Noisy dogs are one of the most difficult apartment living problems to solve. No one wants live alongside a dog who is always making a racket and no one wants to be that neighbour either. Part of being a good neighbour is taking steps to help minimize dog noise in an apartment. These tips can help.
* * *
A bit of noise comes with the territory when you are apartment living with dogs.Sure some dogs are better suited to apartment life than others, but every dog is “doggy” from time to time. They run, they jump, they play, the squeak toys and sometimes, they bark. Thus is life with dogs. While the occasionally noisy romp or bark is unlikely to irk even the most quarrelsome of neighbours, consistent day to day dogs noise is obnoxious and makes it difficult to enjoy your own living space. No one wants to be that neighbour. Luckily, there are a few simple things you can do to be a good apartment dweller and ensure that you minimize dog noise in your apartment.
Shut the Woof Up!Barking is annoying, no matter how you look at it. Kolchak has a way of whining like he’s been stabbed whenever meat products are about. Felix likes to woof whenever it looks like Koly is having too much fun playing tug or wrassling with me. (He’s totally the fun police.)
- Teach your dog a reliable “hush” command. For the record, Kolchak’s “hush” command is “CRAM IT, KOLCHAK!” and it works like a charm. You can teach your dog to hush using these tips.
- Eliminate or restrict access to barking hot spots. We’ve told you guys how Felix is a wee bit sound reactive (and by a wee bit, I mean he is utterly convinced that keys in the hallway means Michael Myers is outside the door.) I use a baby gate to keep him from loitering in the entry way, he only has supervised access to the deck and we listen to audiobooks, the radio or the TV to cover any ambient noise that comes with apartment life.

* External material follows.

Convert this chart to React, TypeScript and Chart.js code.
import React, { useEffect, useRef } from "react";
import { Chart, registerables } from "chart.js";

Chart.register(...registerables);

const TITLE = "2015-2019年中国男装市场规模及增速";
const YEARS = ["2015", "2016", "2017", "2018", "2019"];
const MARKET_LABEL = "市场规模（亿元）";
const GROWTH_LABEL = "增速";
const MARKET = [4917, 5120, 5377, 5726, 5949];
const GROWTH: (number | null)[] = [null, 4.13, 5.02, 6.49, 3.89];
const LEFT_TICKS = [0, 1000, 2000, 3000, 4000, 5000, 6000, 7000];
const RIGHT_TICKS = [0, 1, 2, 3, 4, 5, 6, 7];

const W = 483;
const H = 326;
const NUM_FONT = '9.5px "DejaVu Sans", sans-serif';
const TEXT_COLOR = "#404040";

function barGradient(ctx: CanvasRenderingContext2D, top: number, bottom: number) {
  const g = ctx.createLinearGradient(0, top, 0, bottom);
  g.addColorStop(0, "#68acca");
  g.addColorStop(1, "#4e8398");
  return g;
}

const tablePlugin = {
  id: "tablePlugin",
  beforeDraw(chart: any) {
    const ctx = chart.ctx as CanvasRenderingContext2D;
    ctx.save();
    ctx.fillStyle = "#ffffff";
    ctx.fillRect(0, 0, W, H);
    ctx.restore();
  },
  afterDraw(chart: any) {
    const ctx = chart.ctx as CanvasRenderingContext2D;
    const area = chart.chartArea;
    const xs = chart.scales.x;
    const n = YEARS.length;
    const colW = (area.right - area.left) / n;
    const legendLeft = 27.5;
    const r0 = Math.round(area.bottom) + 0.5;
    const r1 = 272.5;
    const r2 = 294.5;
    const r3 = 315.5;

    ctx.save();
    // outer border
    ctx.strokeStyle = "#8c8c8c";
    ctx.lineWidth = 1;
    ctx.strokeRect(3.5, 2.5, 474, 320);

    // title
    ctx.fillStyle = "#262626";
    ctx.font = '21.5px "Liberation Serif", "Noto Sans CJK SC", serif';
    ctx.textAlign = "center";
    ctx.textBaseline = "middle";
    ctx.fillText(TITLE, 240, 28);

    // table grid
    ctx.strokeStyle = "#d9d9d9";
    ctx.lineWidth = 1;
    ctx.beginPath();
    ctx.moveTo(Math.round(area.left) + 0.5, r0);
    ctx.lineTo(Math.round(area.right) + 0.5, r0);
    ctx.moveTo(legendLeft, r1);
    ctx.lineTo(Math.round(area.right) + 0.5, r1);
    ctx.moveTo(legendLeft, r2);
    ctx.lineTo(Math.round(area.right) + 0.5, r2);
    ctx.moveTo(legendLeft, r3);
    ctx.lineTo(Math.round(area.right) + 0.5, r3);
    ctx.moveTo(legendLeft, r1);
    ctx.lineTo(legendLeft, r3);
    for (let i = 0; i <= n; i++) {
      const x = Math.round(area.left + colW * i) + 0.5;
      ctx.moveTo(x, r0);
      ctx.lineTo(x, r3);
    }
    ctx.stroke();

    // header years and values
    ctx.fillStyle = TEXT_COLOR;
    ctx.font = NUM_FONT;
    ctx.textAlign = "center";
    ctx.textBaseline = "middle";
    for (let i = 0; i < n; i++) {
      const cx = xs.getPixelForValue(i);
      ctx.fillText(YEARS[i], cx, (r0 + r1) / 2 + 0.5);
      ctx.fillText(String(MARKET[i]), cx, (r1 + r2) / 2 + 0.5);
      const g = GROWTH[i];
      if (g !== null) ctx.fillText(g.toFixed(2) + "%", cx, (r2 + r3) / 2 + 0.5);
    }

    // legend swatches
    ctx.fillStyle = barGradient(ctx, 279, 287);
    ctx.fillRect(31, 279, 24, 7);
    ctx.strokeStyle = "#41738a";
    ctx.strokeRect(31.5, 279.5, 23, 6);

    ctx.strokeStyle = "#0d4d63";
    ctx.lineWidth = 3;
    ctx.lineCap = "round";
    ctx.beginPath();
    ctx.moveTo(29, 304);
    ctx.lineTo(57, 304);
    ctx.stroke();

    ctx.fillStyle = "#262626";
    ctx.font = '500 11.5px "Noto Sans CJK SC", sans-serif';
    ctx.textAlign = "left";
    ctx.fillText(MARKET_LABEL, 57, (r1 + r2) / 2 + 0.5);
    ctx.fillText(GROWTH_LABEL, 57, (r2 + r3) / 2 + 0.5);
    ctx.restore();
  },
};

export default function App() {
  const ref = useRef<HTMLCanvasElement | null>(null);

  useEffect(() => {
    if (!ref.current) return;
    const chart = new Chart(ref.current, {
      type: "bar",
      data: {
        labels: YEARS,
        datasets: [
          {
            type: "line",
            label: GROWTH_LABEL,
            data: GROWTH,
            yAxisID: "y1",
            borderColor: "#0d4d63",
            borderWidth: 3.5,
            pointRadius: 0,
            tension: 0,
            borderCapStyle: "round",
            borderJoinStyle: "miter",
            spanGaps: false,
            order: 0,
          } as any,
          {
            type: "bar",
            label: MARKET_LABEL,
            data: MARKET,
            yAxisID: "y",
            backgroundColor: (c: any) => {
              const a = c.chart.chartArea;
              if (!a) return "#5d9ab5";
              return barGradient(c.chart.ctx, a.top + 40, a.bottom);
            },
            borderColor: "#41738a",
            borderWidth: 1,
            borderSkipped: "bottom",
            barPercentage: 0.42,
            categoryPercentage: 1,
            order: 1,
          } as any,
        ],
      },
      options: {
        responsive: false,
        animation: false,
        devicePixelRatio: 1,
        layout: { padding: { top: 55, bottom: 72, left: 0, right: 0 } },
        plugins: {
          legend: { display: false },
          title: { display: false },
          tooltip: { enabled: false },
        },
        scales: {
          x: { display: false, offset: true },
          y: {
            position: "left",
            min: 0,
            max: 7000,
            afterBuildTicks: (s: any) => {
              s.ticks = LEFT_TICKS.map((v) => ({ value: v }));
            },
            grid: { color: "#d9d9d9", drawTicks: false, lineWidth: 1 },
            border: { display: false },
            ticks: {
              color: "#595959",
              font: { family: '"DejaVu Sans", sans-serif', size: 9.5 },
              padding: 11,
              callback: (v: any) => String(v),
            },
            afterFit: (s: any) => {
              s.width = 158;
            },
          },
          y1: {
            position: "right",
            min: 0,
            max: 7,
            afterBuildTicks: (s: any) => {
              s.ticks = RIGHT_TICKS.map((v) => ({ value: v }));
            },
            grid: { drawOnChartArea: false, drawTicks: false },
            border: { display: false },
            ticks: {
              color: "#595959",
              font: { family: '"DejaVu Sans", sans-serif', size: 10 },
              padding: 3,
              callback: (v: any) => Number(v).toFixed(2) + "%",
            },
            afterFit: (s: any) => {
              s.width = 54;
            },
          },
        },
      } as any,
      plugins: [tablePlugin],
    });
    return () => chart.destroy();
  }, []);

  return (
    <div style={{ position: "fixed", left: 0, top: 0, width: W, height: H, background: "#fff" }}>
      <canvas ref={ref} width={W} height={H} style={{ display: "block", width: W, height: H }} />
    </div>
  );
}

- Recognize barking triggers to better manage them. Try to note what sets off your dog barking and either eliminate the trigger or train to desensitize against it. We’re working on Felix’s “fun police” barking by settling him in with stuffed Kong before Kol and I play. I manage Kol’s “meat mania” by feeding the dogs before I eat, so he’s full and by providing bully sticks or other meaty chews for him to enjoy if we have company over for appies or snacks.
Thumpity, thump thump!
- Make getting on and off easier. We built a DIY Dog Ramp to help prevent the dogs from jumping off the bed and landing with a thud (and to protect Felix’s ACL from being torn again or the other one from blowing out.) I’m working on a short table/stair case to make getting of the couch easier and less jumpy. In the meantime, I’ve tossed a couple of thick dog beds in front of the sofa and I encourage the dogs to jump on those.

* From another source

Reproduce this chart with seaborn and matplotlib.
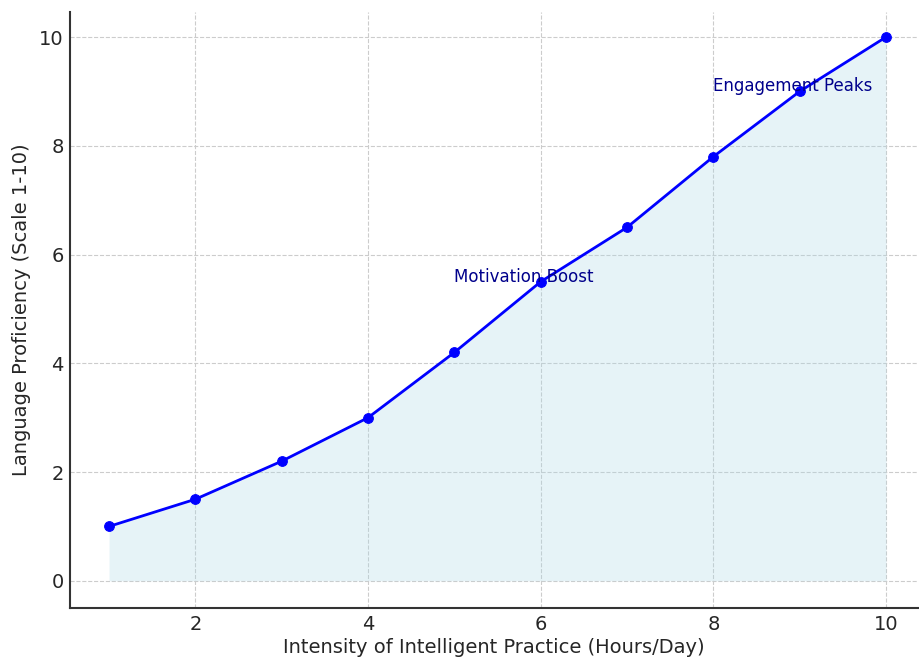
import matplotlib
matplotlib.use("Agg")
import matplotlib.pyplot as plt
import seaborn as sns
import pandas as pd

hours = [1, 2, 3, 4, 5, 6, 7, 8, 9, 10]
proficiency = [1.0, 1.5, 2.2, 3.0, 4.2, 5.5, 6.5, 7.8, 9.0, 10.0]
annotations = [(5, 5.5, "Motivation Boost"), (8, 9.0, "Engagement Peaks")]

df = pd.DataFrame({"hours": hours, "proficiency": proficiency})

sns.set_style("white")
plt.rcParams["font.family"] = ["DejaVu Sans"]

fig = plt.figure(figsize=(9.19, 6.6), dpi=100)
ax = fig.add_axes([70/919, 52/660, 848/919, 596/660])

ax.fill_between(df["hours"], df["proficiency"], color="lightblue", alpha=0.3, linewidth=0)
sns.lineplot(data=df, x="hours", y="proficiency", ax=ax, color="blue", linewidth=2,
             marker="o", markersize=7, markeredgecolor="blue")

for x, y, t in annotations:
    ax.text(x, y, t, color="darkblue", fontsize=12)

ax.set_xlim(0.548, 10.37)
ax.set_ylim(-0.5, 10.46)
ax.set_xticks([2, 4, 6, 8, 10])
ax.set_yticks([0, 2, 4, 6, 8, 10])
ax.grid(True, linestyle="--", color="#cccccc", linewidth=0.8)
ax.set_axisbelow(True)

ax.set_xlabel("Intensity of Intelligent Practice (Hours/Day)", fontsize=14, color="#262626", labelpad=3)
ax.set_ylabel("Language Proficiency (Scale 1-10)", fontsize=14, color="#262626", labelpad=6)
ax.tick_params(axis="both", direction="in", length=5, width=1.2, colors="#333333",
               labelsize=14, labelcolor="#262626")
ax.tick_params(axis="x", pad=5)
ax.tick_params(axis="y", pad=4.5)
for s in ["top", "right"]:
    ax.spines[s].set_visible(False)
for s in ["left", "bottom"]:
    ax.spines[s].set_color("#333333")
    ax.spines[s].set_linewidth(1.5)

fig.savefig("out.png", dpi=100)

- Teach your dog the “four on the floor” command. This was one of the best commands we learned in puppy school (and why I always recommend people take a positive reinforcement training class with their new dogs). All it takes is a simple “FOURS, Kolchak” reminder and my bouncy puppy is all decorum and good behaviour again. Jumping is a pin in the tail! Check out how to train “four on the floor” with this video.
- Provide an outlet for bouncy behavior. Take advantage of public spaces get in a little tug of war time. Sometimes we’ll take a tug on our walk and use to as positive reinforcement for good behavior. My dogs loves jumping around after a flirt pole at our local park. If you must play bouncy games in the house, Pamela from Something Wagging suggests doing it on the bed. A thick mattress and the dead space between the frame and the floor can help muffle any wrassling noises. You can also buy Noise Isolation Feet to go under furniture to minimize bouncing-related noises.
Use Decor to Diffuse Noise
Minimalist design may be all the rage, but the truth is that decorating can help to minimize noise in an apartment. Using a variety of fabrics and finishes can help to diffuse sound and make the impact of sounds like barking, whining and banging less noticeable.
- Hang drapes. Fabrics help to diffuse noise and the more generous the curtains you hang, the better they will work. For best results, choose a heavy weight fabric that is 32 oz/yard or more. (If weighty fabric is outside your budget, you can use multiple layers of a lighter weight material. This is great if you’re looking to line your curtains with a light reduction fabric. Choose a porous material and avoid products like leather, vinyl or acrylic-faced fabrics.
- Carpeting is your friend. Even if you decide not to carpet your entire living space with a noise reduction foam and carpet, using a plush throw rug with a noise reduction carpet pad underneath can make a huge difference.
- Choose noise reducing wall art. Canvases are a better choice than framed pictures. For added noise reduction, you can cut pieces of noise reducing foam to fit between the canvas and the wall. They also make decorative wall panels meant to absorb sound that can make an interesting wall feature.
- Think outside the box. A friend of mine lives in an apartment with a family of tap dancing hippos living upstairs. She covered a few large box frames (like the kind canvases are stretched on) and covered them with a non-porous neutral coloured leather, filled the backs with noise reducing foam and then hung them an inch from her ceiling. She’s lost a bit of ceiling height, but her upstairs neighbours say they can’t even hear her dogs anymore.